● WORK TO DO
Lift out each line of the data that holds "would".
§ §
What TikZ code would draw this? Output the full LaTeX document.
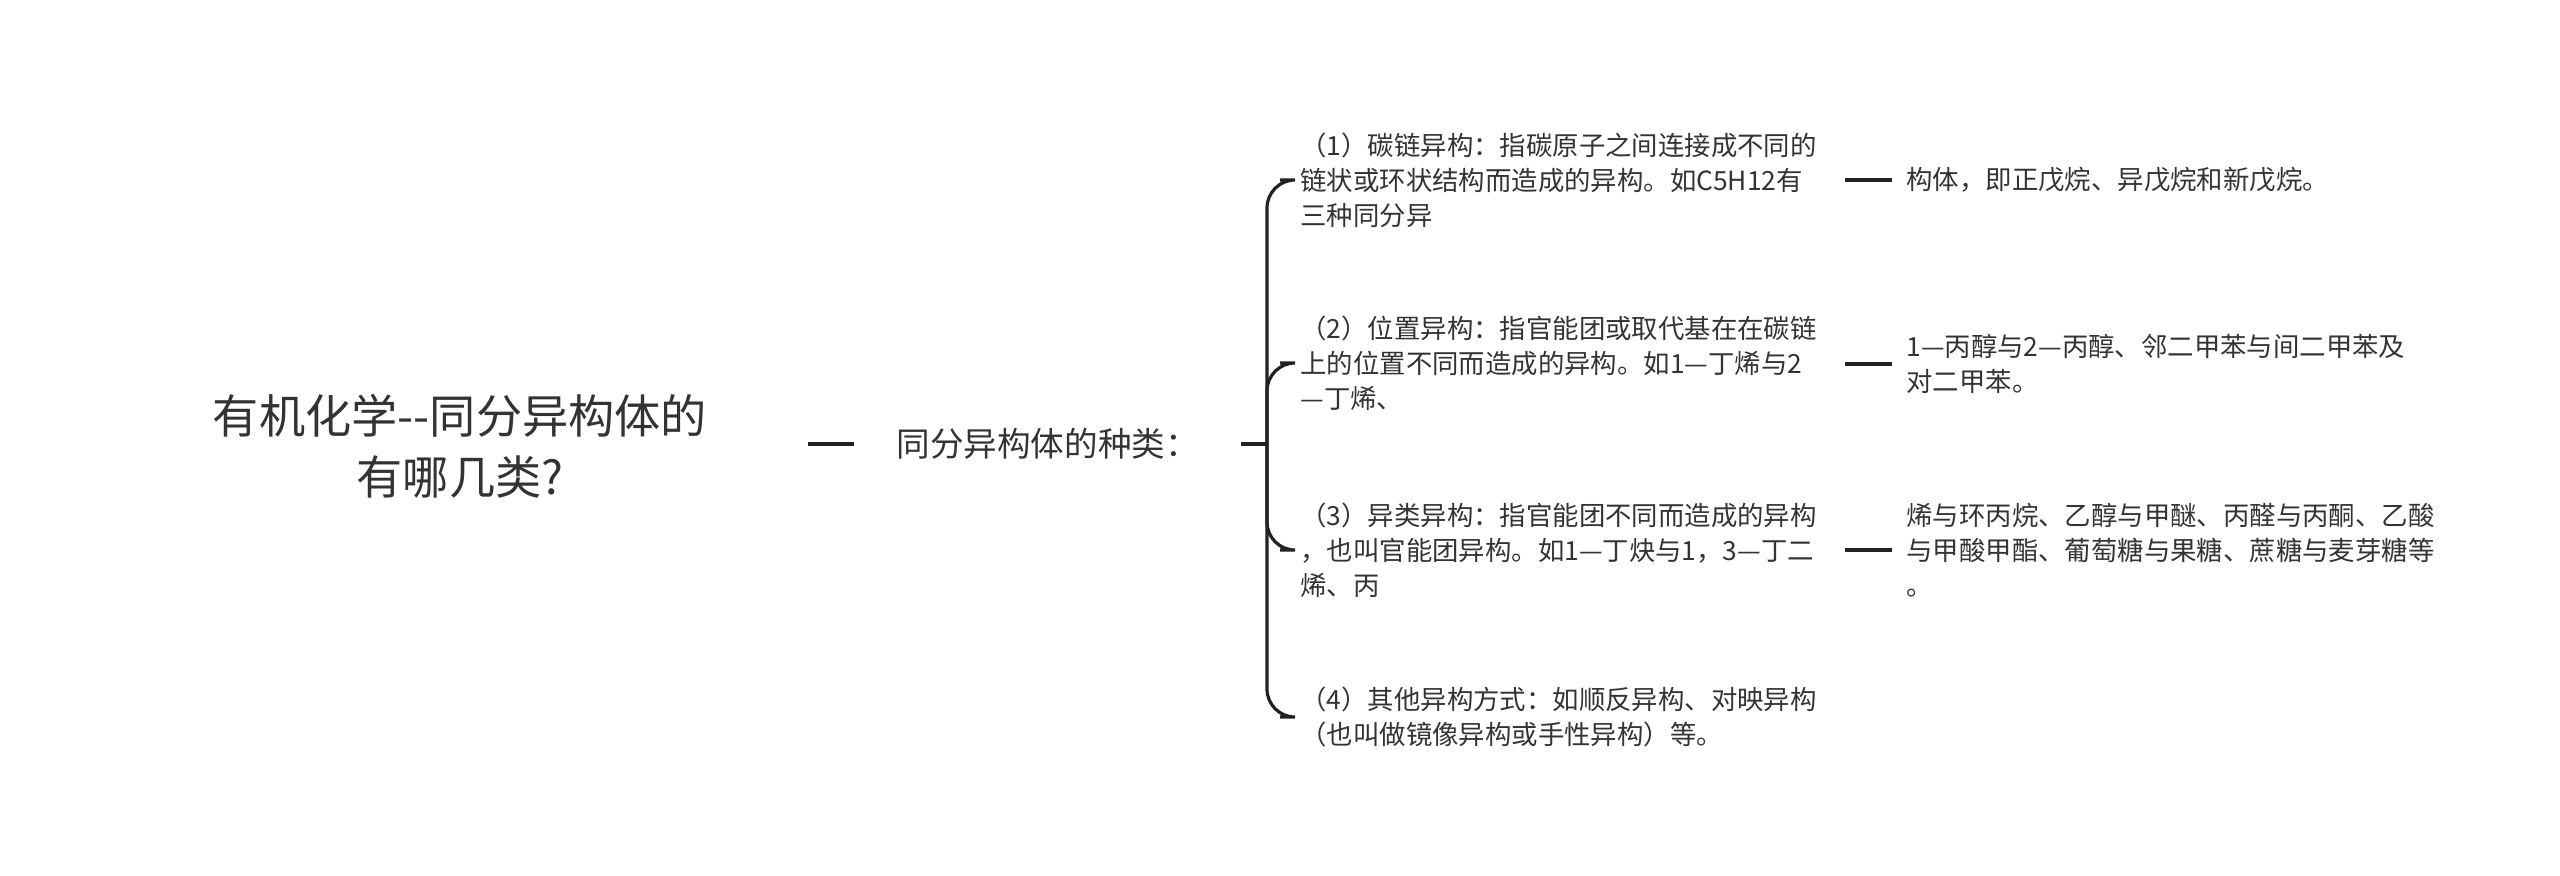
\documentclass[tikz,border=0pt]{standalone}
\usepackage{fontspec}
\newfontfamily\cjk{Noto Sans CJK SC}
\definecolor{txt}{HTML}{333333}
\definecolor{ln}{HTML}{222222}
\begin{document}
\begin{tikzpicture}[x=0.5pt,y=-0.5pt,
  child/.style={anchor=west,inner sep=0pt,align=left,text=txt,font=\cjk\fontsize{13.2}{17.6}\selectfont},
  conn/.style={draw=ln,line width=1.8pt},
  brace/.style={draw=ln,line width=1.6pt,rounded corners=14pt}]
\useasboundingbox (0,0) rectangle (2560,875);
\node[inner sep=0pt,align=center,text=txt,font=\cjk\fontsize{23.1}{30.5}\selectfont] (root) at (460,446) {有机化学--同分异构体的\\有哪几类?};
\node[anchor=west,inner sep=0pt,text=txt,font=\cjk\fontsize{16.8}{18}\selectfont] (l1) at (896,444) {同分异构体的种类：};
\coordinate (r1) at (808,444); \coordinate (r2) at (854,444);
\draw[conn] (r1) -- (r2);
\coordinate (s1) at (1241,444); \coordinate (j) at (1267,444);
\draw[conn] (s1) -- (j);
\node[child] (c1) at (1300,180) {（1）碳链异构：指碳原子之间连接成不同的\\链状或环状结构而造成的异构。如C5H12有\\三种同分异};
\node[child] (c2) at (1300,363) {（2）位置异构：指官能团或取代基在在碳链\\上的位置不同而造成的异构。如1—丁烯与2\\—丁烯、};
\node[child] (c3) at (1300,550) {（3）异类异构：指官能团不同而造成的异构\\，也叫官能团异构。如1—丁炔与1，3—丁二\\烯、丙};
\node[child] (c4) at (1300,717) {（4）其他异构方式：如顺反异构、对映异构\\（也叫做镜像异构或手性异构）等。};
\foreach \c in {c1,c2,c3,c4} \draw[brace] (j) |- ([xshift=-10pt]\c.west);
\node[child] (g1) at (1906,180) {构体，即正戊烷、异戊烷和新戊烷。};
\node[child] (g2) at (1906,364) {1—丙醇与2—丙醇、邻二甲苯与间二甲苯及\\对二甲苯。};
\node[child] (g3) at (1906,550) {烯与环丙烷、乙醇与甲醚、丙醛与丙酮、乙酸\\与甲酸甲酯、葡萄糖与果糖、蔗糖与麦芽糖等\\。};
\foreach \g/\y in {g1/180,g2/364,g3/550} {
  \coordinate (a\g) at (1845,\y);
  \draw[conn] (a\g) -- ([xshift=-7pt]\g.west);
}
\end{tikzpicture}
\end{document}
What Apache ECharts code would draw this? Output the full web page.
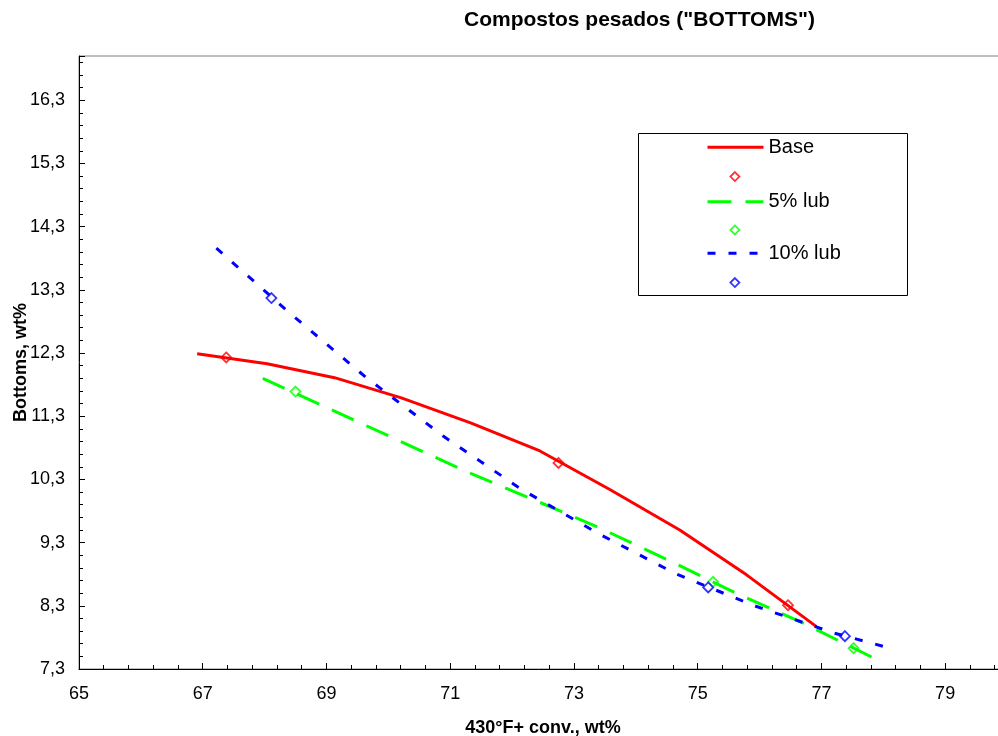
§ §
● SOLVED EXERCISE
What TikZ code would draw this? Output the full LaTeX document.
What Apache ECharts code would draw this? Output the full web page.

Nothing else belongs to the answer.